> **Exercise instructions**:
Leaving out the pictures, retype the lines from the beginning of the listing through the line containing "import * as".

........

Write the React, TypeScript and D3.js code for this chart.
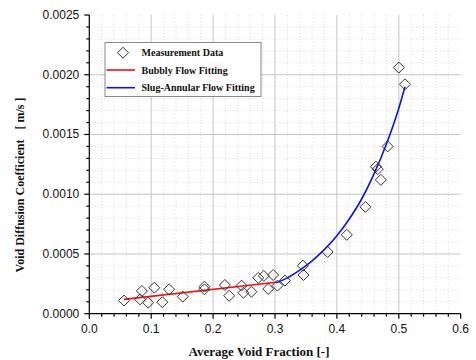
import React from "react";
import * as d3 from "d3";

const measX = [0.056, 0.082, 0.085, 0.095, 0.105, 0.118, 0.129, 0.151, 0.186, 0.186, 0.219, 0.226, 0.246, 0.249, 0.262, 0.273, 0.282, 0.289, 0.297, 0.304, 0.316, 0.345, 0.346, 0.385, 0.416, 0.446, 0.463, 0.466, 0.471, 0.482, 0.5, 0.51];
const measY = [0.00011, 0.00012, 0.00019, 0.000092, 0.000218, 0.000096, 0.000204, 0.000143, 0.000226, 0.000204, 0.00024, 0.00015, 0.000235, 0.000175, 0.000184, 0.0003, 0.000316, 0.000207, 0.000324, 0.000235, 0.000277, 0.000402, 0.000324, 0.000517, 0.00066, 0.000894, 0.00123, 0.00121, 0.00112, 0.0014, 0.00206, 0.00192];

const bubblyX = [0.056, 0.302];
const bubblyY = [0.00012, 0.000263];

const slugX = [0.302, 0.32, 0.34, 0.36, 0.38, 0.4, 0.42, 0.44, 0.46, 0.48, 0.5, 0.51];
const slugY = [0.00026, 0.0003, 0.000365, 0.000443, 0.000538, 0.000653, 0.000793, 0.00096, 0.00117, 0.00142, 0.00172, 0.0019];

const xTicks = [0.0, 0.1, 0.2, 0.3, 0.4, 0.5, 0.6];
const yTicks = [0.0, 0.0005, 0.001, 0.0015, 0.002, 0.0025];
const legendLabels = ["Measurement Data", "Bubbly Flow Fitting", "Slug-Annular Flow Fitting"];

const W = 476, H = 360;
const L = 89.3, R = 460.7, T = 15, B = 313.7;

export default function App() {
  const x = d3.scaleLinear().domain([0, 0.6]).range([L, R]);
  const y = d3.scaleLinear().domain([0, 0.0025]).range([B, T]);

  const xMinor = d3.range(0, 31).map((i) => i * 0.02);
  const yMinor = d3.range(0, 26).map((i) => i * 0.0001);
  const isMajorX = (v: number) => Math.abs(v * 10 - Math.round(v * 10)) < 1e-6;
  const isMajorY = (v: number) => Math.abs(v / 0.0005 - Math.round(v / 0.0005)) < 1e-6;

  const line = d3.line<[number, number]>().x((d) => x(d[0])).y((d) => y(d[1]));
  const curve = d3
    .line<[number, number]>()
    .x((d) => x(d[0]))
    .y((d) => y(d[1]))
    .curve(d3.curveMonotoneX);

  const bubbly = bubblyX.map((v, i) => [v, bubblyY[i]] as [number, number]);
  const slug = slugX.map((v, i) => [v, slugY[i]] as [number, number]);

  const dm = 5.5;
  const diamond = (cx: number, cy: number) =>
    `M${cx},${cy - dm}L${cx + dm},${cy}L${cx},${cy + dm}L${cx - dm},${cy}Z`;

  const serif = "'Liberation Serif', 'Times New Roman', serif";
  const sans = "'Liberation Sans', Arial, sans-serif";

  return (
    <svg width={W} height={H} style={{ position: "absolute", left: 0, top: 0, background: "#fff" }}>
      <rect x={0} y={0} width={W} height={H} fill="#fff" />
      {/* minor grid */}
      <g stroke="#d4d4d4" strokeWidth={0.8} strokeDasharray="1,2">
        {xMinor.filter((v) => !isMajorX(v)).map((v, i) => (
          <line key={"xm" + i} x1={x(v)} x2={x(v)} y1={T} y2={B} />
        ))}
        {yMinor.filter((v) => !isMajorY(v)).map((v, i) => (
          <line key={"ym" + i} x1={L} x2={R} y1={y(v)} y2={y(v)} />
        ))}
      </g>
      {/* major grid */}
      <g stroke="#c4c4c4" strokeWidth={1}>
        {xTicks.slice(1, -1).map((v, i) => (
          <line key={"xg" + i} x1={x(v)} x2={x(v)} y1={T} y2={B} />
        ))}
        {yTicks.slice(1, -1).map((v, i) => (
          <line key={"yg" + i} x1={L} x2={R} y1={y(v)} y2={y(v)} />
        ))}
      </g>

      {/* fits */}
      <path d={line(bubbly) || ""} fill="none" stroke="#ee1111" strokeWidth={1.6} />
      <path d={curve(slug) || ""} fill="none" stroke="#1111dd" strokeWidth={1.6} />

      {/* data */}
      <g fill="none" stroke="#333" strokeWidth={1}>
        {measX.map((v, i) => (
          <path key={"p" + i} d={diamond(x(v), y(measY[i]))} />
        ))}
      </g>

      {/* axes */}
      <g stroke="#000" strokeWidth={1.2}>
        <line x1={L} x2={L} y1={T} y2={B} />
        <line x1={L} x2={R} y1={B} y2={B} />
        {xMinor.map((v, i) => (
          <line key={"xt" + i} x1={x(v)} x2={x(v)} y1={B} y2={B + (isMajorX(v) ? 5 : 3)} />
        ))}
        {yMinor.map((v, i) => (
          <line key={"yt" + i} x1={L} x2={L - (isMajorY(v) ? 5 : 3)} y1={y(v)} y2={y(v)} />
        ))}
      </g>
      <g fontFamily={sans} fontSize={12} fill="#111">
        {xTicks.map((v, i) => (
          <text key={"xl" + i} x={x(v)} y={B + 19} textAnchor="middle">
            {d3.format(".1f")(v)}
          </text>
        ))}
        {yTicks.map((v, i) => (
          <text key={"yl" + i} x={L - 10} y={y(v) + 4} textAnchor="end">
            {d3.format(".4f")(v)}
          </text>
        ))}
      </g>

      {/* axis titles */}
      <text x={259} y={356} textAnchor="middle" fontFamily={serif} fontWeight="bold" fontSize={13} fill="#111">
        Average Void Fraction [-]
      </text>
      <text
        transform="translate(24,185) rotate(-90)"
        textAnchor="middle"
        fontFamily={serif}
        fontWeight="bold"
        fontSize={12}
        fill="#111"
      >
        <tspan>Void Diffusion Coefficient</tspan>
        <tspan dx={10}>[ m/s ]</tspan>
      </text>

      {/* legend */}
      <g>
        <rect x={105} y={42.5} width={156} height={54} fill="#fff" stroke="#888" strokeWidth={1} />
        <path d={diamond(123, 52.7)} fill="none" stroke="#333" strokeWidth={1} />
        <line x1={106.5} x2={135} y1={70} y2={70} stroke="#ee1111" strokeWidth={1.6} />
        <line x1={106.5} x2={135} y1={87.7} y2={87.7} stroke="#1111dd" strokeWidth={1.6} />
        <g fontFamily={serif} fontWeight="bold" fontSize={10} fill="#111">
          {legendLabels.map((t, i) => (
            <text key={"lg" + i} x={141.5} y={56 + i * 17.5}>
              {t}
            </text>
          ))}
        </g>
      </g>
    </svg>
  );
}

........

> **The solution**:
Write the React, TypeScript and D3.js code for this chart.
import React from "react";
import * as d3 from "d3";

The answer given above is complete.